## LISTING
* * * * *

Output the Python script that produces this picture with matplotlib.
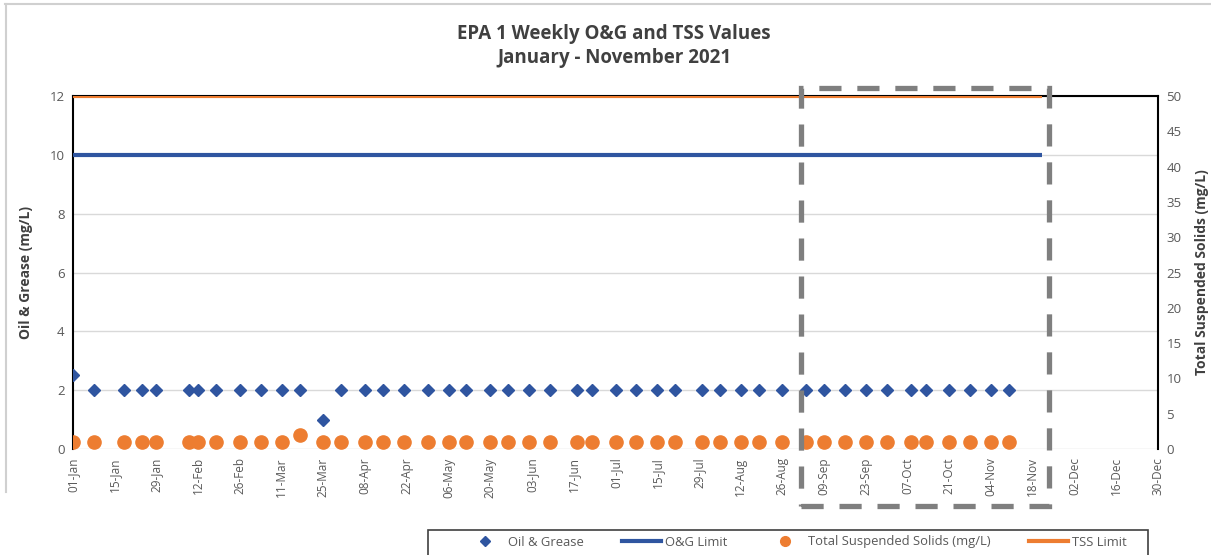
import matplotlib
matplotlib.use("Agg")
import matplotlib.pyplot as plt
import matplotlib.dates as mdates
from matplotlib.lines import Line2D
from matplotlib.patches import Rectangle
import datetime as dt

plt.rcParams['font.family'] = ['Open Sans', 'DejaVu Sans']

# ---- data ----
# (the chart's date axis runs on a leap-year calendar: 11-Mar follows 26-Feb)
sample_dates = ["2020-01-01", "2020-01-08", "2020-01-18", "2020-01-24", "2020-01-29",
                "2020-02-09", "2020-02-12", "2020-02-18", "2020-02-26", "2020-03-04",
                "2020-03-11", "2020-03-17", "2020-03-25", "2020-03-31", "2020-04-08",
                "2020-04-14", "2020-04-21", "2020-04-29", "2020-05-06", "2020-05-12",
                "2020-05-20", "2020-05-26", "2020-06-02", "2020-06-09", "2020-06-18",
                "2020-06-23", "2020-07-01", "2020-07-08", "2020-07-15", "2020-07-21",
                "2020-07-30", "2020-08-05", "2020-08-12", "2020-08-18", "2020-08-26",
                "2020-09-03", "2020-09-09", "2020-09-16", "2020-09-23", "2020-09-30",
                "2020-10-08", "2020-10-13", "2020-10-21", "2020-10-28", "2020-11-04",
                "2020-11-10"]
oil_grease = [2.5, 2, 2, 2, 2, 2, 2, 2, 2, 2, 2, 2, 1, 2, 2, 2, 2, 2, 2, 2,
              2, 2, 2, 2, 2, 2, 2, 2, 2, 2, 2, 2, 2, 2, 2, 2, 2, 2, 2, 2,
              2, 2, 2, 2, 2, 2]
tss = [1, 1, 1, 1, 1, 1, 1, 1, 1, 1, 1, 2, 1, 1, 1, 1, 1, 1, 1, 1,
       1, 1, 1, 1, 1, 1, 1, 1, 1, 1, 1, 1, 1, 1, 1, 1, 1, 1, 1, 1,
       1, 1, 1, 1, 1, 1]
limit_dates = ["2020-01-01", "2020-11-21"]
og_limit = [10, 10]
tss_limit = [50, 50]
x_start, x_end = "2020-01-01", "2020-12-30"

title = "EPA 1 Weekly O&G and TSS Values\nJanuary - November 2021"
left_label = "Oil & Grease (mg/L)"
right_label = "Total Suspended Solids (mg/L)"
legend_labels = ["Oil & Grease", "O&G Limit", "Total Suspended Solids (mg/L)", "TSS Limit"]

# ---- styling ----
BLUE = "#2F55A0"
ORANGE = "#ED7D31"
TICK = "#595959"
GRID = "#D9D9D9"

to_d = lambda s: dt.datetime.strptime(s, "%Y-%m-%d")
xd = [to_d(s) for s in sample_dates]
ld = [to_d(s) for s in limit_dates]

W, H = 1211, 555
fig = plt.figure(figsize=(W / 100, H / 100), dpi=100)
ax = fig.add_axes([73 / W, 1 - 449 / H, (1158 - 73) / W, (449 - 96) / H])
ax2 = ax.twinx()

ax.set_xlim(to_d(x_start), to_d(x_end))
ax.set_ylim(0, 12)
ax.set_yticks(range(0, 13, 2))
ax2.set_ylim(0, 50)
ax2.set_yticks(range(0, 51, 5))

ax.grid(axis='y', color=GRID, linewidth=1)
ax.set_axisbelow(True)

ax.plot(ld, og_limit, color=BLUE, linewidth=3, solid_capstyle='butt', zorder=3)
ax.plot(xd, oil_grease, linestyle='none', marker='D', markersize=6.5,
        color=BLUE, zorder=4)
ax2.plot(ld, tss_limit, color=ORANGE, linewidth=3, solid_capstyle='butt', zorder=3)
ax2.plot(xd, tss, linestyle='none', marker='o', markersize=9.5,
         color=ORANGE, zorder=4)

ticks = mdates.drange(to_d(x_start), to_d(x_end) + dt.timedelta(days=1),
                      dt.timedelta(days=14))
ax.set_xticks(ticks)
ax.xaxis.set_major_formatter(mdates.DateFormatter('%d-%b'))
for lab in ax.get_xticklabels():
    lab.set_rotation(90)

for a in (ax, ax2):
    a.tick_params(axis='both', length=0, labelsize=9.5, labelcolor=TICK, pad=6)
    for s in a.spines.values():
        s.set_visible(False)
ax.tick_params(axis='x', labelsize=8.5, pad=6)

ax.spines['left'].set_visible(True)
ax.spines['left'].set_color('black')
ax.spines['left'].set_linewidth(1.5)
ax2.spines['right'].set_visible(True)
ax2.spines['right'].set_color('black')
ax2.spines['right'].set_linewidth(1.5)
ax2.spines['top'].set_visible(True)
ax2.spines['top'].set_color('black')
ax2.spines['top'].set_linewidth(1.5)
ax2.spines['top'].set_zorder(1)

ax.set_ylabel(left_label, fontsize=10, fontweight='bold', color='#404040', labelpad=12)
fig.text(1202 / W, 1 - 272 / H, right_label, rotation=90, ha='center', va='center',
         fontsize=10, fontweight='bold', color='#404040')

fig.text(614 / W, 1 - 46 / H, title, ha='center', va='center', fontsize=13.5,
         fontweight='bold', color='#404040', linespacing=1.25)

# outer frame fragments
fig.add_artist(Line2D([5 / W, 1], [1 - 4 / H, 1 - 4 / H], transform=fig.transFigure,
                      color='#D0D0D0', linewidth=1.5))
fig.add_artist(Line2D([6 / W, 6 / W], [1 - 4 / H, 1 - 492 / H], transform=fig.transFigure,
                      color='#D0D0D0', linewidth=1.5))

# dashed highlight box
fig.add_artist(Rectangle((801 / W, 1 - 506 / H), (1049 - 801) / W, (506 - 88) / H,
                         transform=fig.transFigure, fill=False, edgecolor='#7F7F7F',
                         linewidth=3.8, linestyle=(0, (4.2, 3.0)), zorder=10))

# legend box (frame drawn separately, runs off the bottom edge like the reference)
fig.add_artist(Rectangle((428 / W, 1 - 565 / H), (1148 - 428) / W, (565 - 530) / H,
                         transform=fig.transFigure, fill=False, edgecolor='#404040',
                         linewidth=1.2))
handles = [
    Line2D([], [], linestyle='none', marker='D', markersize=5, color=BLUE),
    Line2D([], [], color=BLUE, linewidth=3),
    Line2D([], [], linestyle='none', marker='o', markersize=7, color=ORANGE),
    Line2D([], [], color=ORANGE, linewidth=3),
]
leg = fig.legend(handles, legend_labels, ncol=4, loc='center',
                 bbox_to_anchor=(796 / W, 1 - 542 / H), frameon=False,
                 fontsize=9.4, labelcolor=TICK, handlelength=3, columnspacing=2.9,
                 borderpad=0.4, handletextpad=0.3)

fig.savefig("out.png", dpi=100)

* * * * *

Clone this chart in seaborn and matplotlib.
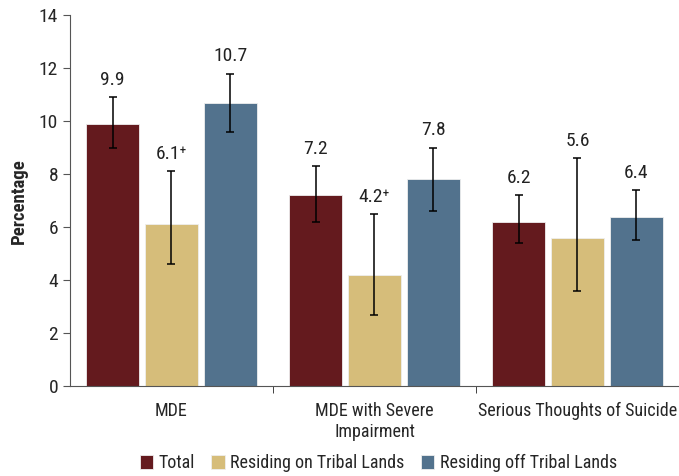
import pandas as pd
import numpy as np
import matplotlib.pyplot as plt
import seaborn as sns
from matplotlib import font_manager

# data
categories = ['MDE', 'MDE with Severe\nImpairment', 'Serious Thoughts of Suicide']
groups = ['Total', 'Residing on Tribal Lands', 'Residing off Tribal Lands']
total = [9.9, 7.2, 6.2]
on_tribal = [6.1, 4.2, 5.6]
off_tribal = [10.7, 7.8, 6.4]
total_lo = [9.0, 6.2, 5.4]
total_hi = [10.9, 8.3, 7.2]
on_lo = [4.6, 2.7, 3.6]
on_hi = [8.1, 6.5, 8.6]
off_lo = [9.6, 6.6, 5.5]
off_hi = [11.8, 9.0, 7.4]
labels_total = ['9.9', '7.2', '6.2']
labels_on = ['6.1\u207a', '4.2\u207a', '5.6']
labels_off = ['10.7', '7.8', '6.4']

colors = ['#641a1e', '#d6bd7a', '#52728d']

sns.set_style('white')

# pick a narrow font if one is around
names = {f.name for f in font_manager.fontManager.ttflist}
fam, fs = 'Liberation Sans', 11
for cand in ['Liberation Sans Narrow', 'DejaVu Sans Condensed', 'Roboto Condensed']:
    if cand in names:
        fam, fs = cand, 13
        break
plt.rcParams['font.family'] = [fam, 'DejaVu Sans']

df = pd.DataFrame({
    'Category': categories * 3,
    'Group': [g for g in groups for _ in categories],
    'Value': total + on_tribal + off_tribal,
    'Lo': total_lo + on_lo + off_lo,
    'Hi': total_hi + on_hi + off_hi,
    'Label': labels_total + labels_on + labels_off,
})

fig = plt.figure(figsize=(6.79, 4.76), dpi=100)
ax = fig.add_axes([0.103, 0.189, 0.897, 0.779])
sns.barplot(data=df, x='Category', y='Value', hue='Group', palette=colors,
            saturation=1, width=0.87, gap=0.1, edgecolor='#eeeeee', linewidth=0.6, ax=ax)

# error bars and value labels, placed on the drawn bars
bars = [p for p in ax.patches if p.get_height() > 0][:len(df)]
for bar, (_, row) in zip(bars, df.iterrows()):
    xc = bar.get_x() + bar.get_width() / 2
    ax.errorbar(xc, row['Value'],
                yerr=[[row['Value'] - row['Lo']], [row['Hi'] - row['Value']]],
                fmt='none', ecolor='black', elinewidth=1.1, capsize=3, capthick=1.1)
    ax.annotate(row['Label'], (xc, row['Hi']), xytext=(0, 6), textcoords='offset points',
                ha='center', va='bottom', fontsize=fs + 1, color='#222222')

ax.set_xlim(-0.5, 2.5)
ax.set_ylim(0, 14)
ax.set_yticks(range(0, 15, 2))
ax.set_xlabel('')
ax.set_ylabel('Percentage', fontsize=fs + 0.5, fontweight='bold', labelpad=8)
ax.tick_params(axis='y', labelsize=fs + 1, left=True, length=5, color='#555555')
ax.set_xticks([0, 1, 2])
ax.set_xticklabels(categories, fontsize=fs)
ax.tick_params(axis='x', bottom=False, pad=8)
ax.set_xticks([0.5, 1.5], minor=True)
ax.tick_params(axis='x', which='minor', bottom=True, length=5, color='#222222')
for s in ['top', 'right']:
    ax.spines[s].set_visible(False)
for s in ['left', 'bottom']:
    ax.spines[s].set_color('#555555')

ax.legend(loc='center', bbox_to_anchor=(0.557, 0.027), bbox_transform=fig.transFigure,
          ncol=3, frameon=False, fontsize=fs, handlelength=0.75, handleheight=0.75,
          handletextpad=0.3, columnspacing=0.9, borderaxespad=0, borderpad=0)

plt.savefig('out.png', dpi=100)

* * * * *

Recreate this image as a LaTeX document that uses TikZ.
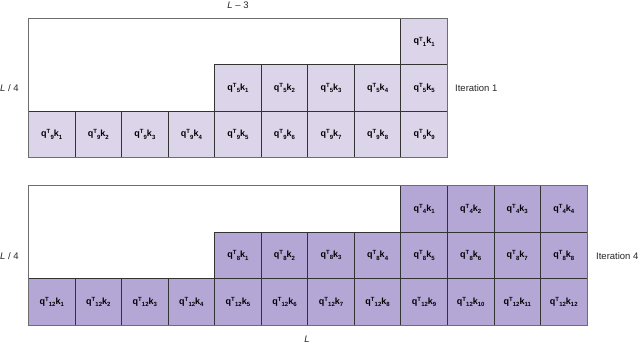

* * * * *

## TASK DESCRIPTION
From the listing above, restate verbatim the lines running from the one with "Output the Python" through the one with "plt.rcParams['font.family'] = ['Open", inclusive, but not the pictures.

## SOLUTION TO THE EXERCISE
Output the Python script that produces this picture with matplotlib.
import matplotlib
matplotlib.use("Agg")
import matplotlib.pyplot as plt
import matplotlib.dates as mdates
from matplotlib.lines import Line2D
from matplotlib.patches import Rectangle
import datetime as dt

plt.rcParams['font.family'] = ['Open Sans', 'DejaVu Sans']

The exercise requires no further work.